Thousands of tiny moths dead in Park County cabin this spring

Asked June 27, 2018, 5:49 AM EDT

We have a seasonal cabin near Tarryall in Park County. When we opened it up in June there were thousands of tiny dead moths all over the cabin...mostly near windows and glass doors. They are light colored tan/whitish/silver with wings closed, tiny, slender. We had them in 2017 as well but no where near as many. From articles I have found they may look like “vagabond moths” in articles about an invasion in Greeley a few years ago. (W. Cranshaw quoted in Greeley news article.) .
I have a lot of questions about them...we were really freaked out by the masses of them...took hours to vacuum and sweep up. Would we have those moths there at our altitude? If not what are they? I assume they are coming from outside. We do leave one window very slightly cracked all year. Can we prevent them by treating inside or outside? When are they coming in? Are they a threat to our food, pets, fabrics or animal fur...like bear skin rug or deer taxidermy? They are NOT in our pantry/cabinets and we keep virtually no food there in winter and we don’t see any alive. They aren’t termites. I feel like I may have seen some in our firewood stack last fall...not sure...all local aspen and pine from our land. Some is kept on deck near windows and doors. Any help you can give would be appreciated. I may be able to find some remaining and take a picture to send.Thanks for you’re time. Amy S

Park County Colorado

2 Responses

I can not be very sure on this since no photos were submitted with this.
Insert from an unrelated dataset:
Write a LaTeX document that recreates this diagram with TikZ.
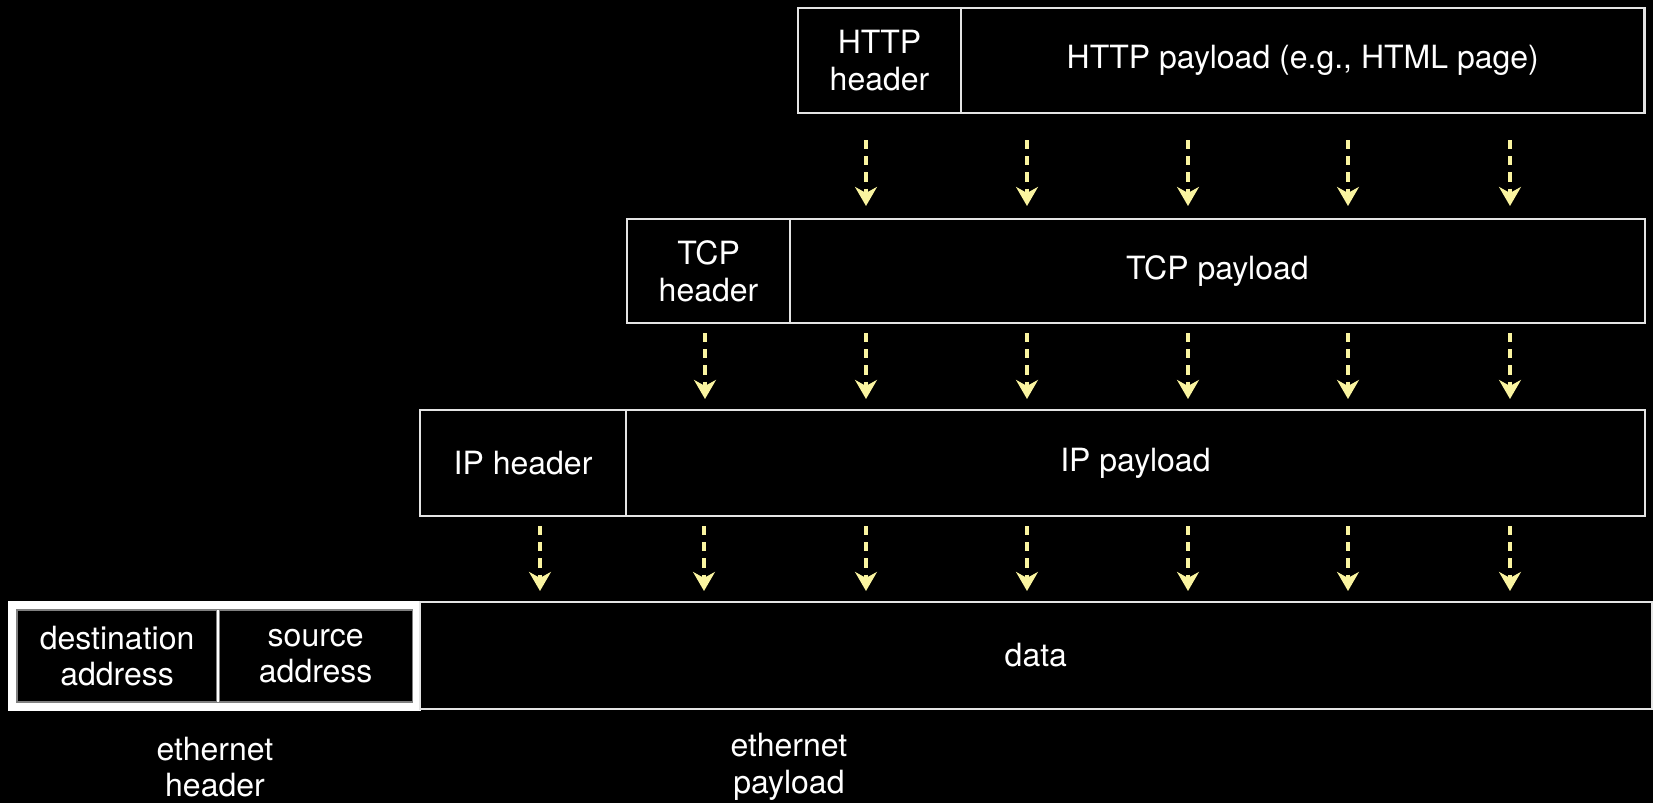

However, at high elevation sites such as this I have sometimes seen samples in homes of small moths that develop as leafminers on leaves of aspens, cottonwoods and willows. The caterpillars develop within the leaves, producing little tunnels but causing no significant harm to the plants. The adults then sheletred places to survive winter, which can include buildings.

If that is the case, and I can not think of anything else that would produce such large numbers of moths in this situation, then this is just a situation where you have an insect that is a nuisance invader that temporarily uses homes for shelter, but does not reproduce within homes nor feed on anything wihtin the building, and is harmless.